MIAMI — Back in the building that hosted his finest baseball moment, Shohei Ohtani inched closer to history on Tuesday night.
The Los Angeles Dodgers superstar hit the 48th home run of his unprecedented campaign, turning around a sweeper from Miami Marlins right-hander Darren McCaughan and launching it into the upper deck at loanDepot Park in the third inning. Ohtani now sits just two home runs and two stolen bases away from becoming the first player to achieve 50-50 in the sport’s history.
The Dodgers have 11 games remaining on their regular season schedule. The likelihood of Ohtani reaching 50-50 improved with Tuesday’s two-run shot.
Ohtani did not homer or steal a base during the Dodgers’ four-game road set in Atlanta, his longest stretch without either since early June.
48/48 FOR SHOHEI OHTANI! pic.twitter.com/QoXCvhkrHI
— Los Angeles Dodgers (@Dodgers) September 17, 2024
The end of the mini-drought occurred during Ohtani’s first appearance in Miami since March 2023, when he and current Dodgers teammate Yoshinobu Yamamoto were part of the Samurai Japan side that toppled a set of MLB superstars in beating the United States in the finale of the World Baseball Classic.

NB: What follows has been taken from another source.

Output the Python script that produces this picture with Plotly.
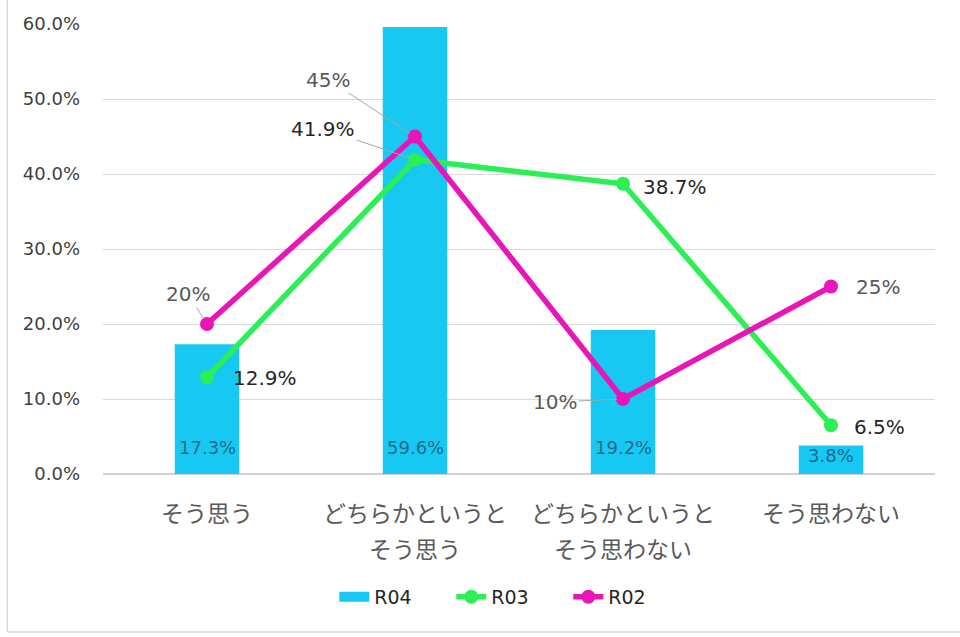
import plotly.graph_objects as go

categories = ["そう思う", "どちらかというと<br>そう思う", "どちらかというと<br>そう思わない", "そう思わない"]
r04 = [17.3, 59.6, 19.2, 3.8]
r03 = [12.9, 41.9, 38.7, 6.5]
r02 = [20, 45, 10, 25]
series_names = ["R04", "R03", "R02"]
yticks = [0, 10, 20, 30, 40, 50, 60]

# label placement styles (pixel offsets from the point) and whether a leader line is drawn
r03_offsets = [(58, 1, False), (-92, -31, True), (52, 3, False), (48, 2, False)]
r02_offsets = [(-19, -30, True), (-87, -57, True), (-68, 3, True), (47, 0, False)]

BLUE = "#16c8f2"
GREEN = "#2bef55"
MAGENTA = "#e815b9"
FONT = "DejaVu Sans, Noto Sans CJK JP, sans-serif"
JFONT = "Noto Sans CJK JP, sans-serif"

fig = go.Figure()
fig.add_trace(go.Bar(
    x=categories, y=r04, name=series_names[0], width=0.31, showlegend=False,
    marker=dict(color=BLUE, line=dict(width=0)),
))
# legend proxy for the bar series (wide swatch like the original)
fig.add_trace(go.Scatter(
    x=[None], y=[None], name=series_names[0], mode="lines",
    line=dict(color=BLUE, width=14),
))
fig.add_trace(go.Scatter(
    x=categories, y=r03, name=series_names[1], mode="lines+markers",
    line=dict(color=GREEN, width=5.5), marker=dict(size=14, color=GREEN),
))
fig.add_trace(go.Scatter(
    x=categories, y=r02, name=series_names[2], mode="lines+markers",
    line=dict(color=MAGENTA, width=5.5), marker=dict(size=14, color=MAGENTA),
))

annotations = []
# bar labels (inside base)
px_per_unit = 450 / 60
for c, v in zip(categories, r04):
    annotations.append(dict(
        x=c, y=0, xref="x", yref="y", text=f"{v:.1f}%", showarrow=False,
        yanchor="bottom", yshift=min(14, v * px_per_unit - 22),
        font=dict(family=FONT, size=18, color="#1d6b8f"),
    ))

def line_labels(vals, offsets, fmt, color):
    for c, v, (dx, dy, leader) in zip(categories, vals, offsets):
        txt = fmt(v)
        if leader:
            annotations.append(dict(
                x=c, y=v, xref="x", yref="y", text=txt, showarrow=True,
                ax=dx, ay=dy, arrowhead=0, arrowwidth=1, arrowcolor="#a6a6a6",
                standoff=6, font=dict(family=FONT, size=20, color=color),
            ))
        else:
            annotations.append(dict(
                x=c, y=v, xref="x", yref="y", text=txt, showarrow=False,
                xshift=dx, yshift=-dy, font=dict(family=FONT, size=20, color=color),
            ))

line_labels(r03, r03_offsets, lambda v: f"{v:.1f}%", "#262626")
line_labels(r02, r02_offsets, lambda v: f"{v:.0f}%", "#595959")

# category labels (two lines with wide spacing)
for c in categories:
    parts = c.split("<br>")
    for i, p in enumerate(parts):
        annotations.append(dict(
            x=c, y=0, xref="x", yref="paper", text=p, showarrow=False,
            yanchor="middle", yshift=-38 - 36 * i,
            font=dict(family=JFONT, size=23, color="#595959"),
        ))

fig.update_layout(
    width=960, height=637,
    margin=dict(l=103, r=25, t=24, b=163),
    paper_bgcolor="white", plot_bgcolor="white",
    showlegend=True,
    legend=dict(orientation="h", x=0.278, xanchor="left", y=-0.273, yanchor="middle",
                font=dict(family=FONT, size=19, color="#262626"),
                itemwidth=30, entrywidth=72, entrywidthmode="pixels",
                tracegroupgap=0, traceorder="normal"),
    annotations=annotations,
    shapes=[
        dict(type="line", xref="paper", yref="paper", x0=-0.115, x1=-0.115, y0=-0.351, y1=1.06,
             line=dict(color="#d9d9d9", width=1.5)),
        dict(type="line", xref="paper", yref="paper", x0=-0.115, x1=1.03, y0=-0.351, y1=-0.351,
             line=dict(color="#d9d9d9", width=1.5)),
    ],
)
fig.update_xaxes(
    type="category", showticklabels=False, showgrid=False, zeroline=False,
    showline=False, ticks="",
)
fig.update_yaxes(
    range=[0, 60], tickvals=yticks, ticktext=[f"{t:.1f}%" for t in yticks],
    showgrid=True, gridcolor="#d9d9d9", gridwidth=1.2,
    zeroline=True, zerolinecolor="#d0d0d0", zerolinewidth=1.5,
    showline=False, ticks="", ticklabelstandoff=22,
    tickfont=dict(family=FONT, size=18, color="#404040"),
)

fig.write_html("out.html", config={"displayModeBar": False},
               post_script="document.body.style.margin='0';")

He provided that night’s seminal moment, emerging from the bullpen to record the final three outs from the mound, striking out then-teammate Mike Trout to end the night. To this point, it’s the biggest scene of Ohtani on the grand stage, at least before he makes his likely postseason debut with the Dodgers next month
Ohtani, a two-time MVP now chasing his first such award in the National League, entered Tuesday batting .288 with a .982 OPS, the third-highest mark among qualified major leaguers. He was also tied for third-most in RBIs with 108, and he sat second in the National League with 6.9 wins above replacement, according to FanGraphs.
The two-way star has authored his offensive masterpiece in a year in which he likely won’t throw a single pitch because of a second major elbow ligament reconstruction. That still didn’t impede him from signing a record-setting free-agent contract worth $700 million last offseason. He has set a career high in home runs and is now within one homer of Shawn Green’s single-season franchise record of 49 home runs set in 2001.
Despite not being able to do what makes him baseball’s most unique star, Ohtani has managed to author a unicorn season. The latest step was a mammoth shot.